-- BEGIN --
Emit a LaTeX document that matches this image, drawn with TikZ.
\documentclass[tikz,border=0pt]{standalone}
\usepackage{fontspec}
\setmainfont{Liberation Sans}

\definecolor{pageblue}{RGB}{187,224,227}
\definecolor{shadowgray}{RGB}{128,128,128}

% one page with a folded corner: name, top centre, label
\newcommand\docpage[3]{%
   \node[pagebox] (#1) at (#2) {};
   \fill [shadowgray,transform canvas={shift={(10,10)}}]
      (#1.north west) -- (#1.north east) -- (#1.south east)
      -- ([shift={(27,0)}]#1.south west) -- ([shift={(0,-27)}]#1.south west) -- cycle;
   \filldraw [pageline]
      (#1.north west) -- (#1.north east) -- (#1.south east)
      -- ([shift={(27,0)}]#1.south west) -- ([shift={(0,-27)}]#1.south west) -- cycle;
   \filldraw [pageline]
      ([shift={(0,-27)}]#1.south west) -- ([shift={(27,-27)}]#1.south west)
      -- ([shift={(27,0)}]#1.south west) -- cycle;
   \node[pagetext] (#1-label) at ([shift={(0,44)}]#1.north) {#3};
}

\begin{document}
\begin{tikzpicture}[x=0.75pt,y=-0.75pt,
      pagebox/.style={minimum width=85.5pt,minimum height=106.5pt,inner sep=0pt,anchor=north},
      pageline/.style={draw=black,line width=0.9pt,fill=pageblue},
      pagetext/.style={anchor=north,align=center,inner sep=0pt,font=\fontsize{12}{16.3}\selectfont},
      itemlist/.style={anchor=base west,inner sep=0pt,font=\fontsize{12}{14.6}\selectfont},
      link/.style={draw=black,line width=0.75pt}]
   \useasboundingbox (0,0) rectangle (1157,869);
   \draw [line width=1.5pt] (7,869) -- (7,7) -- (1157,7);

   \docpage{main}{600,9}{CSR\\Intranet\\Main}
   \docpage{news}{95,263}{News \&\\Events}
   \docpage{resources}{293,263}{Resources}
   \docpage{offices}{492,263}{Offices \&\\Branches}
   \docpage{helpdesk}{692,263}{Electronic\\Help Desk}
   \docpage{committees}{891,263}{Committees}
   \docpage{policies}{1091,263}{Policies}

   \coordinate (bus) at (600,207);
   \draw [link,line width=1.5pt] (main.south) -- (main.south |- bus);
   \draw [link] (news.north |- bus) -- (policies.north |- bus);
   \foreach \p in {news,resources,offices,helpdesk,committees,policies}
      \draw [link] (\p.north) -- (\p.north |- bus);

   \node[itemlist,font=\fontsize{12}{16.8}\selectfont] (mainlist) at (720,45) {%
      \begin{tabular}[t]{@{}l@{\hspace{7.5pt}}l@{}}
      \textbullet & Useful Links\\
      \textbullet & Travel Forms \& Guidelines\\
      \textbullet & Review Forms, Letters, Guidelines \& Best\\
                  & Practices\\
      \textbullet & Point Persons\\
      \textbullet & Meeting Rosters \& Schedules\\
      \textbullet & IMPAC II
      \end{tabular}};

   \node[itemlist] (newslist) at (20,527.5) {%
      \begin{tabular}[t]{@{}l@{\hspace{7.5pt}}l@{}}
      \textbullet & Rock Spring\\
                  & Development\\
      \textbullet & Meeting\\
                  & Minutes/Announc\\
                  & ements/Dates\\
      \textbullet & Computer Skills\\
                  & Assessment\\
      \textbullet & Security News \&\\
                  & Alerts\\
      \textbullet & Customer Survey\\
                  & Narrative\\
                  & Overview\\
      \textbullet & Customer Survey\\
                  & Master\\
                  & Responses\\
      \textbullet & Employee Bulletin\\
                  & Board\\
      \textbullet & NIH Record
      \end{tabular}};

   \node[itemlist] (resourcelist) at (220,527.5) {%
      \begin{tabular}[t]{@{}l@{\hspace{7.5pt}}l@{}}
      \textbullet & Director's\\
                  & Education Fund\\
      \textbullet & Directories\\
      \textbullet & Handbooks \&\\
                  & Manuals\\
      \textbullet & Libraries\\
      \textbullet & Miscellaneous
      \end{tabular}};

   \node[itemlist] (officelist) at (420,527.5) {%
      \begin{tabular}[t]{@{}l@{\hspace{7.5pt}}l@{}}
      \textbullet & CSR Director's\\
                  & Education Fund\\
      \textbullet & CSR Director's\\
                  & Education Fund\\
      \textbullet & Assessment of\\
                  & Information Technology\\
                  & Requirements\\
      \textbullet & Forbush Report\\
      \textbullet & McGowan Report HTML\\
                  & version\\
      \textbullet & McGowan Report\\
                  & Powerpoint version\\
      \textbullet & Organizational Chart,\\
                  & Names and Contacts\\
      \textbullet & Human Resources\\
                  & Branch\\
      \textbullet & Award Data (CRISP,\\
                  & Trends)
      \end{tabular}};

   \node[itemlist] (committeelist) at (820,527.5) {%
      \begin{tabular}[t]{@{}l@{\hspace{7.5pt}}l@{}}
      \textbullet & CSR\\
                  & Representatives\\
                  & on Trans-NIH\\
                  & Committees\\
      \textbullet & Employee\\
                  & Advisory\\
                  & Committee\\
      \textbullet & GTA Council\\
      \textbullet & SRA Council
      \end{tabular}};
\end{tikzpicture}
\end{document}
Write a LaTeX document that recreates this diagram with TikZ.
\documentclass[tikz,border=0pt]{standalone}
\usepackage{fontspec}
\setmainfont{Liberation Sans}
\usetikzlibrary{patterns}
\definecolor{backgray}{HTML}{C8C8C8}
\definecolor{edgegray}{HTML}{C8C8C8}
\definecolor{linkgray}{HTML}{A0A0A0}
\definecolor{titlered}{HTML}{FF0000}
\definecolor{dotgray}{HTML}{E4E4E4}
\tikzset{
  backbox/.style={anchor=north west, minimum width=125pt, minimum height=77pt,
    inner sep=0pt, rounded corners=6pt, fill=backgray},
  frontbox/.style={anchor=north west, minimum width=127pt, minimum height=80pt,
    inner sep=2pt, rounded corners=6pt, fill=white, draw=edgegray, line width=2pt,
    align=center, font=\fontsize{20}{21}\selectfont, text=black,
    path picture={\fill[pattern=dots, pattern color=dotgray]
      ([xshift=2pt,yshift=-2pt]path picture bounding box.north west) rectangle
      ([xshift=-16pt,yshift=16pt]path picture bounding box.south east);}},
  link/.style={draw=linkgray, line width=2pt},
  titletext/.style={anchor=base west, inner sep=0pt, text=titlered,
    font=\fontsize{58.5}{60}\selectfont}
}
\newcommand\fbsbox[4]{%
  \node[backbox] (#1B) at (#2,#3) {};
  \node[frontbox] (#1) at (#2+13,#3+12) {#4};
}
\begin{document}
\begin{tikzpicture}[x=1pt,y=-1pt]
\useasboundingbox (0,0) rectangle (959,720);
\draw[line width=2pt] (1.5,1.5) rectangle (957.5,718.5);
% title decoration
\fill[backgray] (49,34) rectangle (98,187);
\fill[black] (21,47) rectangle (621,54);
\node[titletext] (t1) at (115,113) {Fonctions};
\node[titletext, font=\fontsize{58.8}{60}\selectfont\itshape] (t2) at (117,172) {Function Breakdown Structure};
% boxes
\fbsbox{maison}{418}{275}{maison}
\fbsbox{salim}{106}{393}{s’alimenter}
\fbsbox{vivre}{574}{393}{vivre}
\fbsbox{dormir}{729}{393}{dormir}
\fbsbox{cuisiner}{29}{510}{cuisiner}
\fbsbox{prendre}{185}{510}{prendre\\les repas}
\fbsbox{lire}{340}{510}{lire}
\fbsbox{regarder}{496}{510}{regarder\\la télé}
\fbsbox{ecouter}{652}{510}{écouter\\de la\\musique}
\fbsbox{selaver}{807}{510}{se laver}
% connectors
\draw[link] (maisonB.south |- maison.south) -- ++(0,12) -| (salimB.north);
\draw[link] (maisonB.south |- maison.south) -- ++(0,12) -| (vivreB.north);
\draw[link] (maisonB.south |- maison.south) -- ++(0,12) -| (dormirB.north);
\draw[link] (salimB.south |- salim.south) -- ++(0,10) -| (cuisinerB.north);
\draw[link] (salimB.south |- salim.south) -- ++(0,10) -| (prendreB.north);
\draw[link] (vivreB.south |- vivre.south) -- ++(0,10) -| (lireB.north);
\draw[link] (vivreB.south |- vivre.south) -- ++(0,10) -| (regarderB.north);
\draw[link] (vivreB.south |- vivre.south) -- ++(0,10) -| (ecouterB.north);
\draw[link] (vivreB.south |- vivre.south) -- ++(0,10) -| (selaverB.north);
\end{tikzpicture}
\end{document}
-- END --
| Given instruction |
Read through the entries and copy each line in which "that" appears.

| Expected output |
Emit a LaTeX document that matches this image, drawn with TikZ.
Write a LaTeX document that recreates this diagram with TikZ.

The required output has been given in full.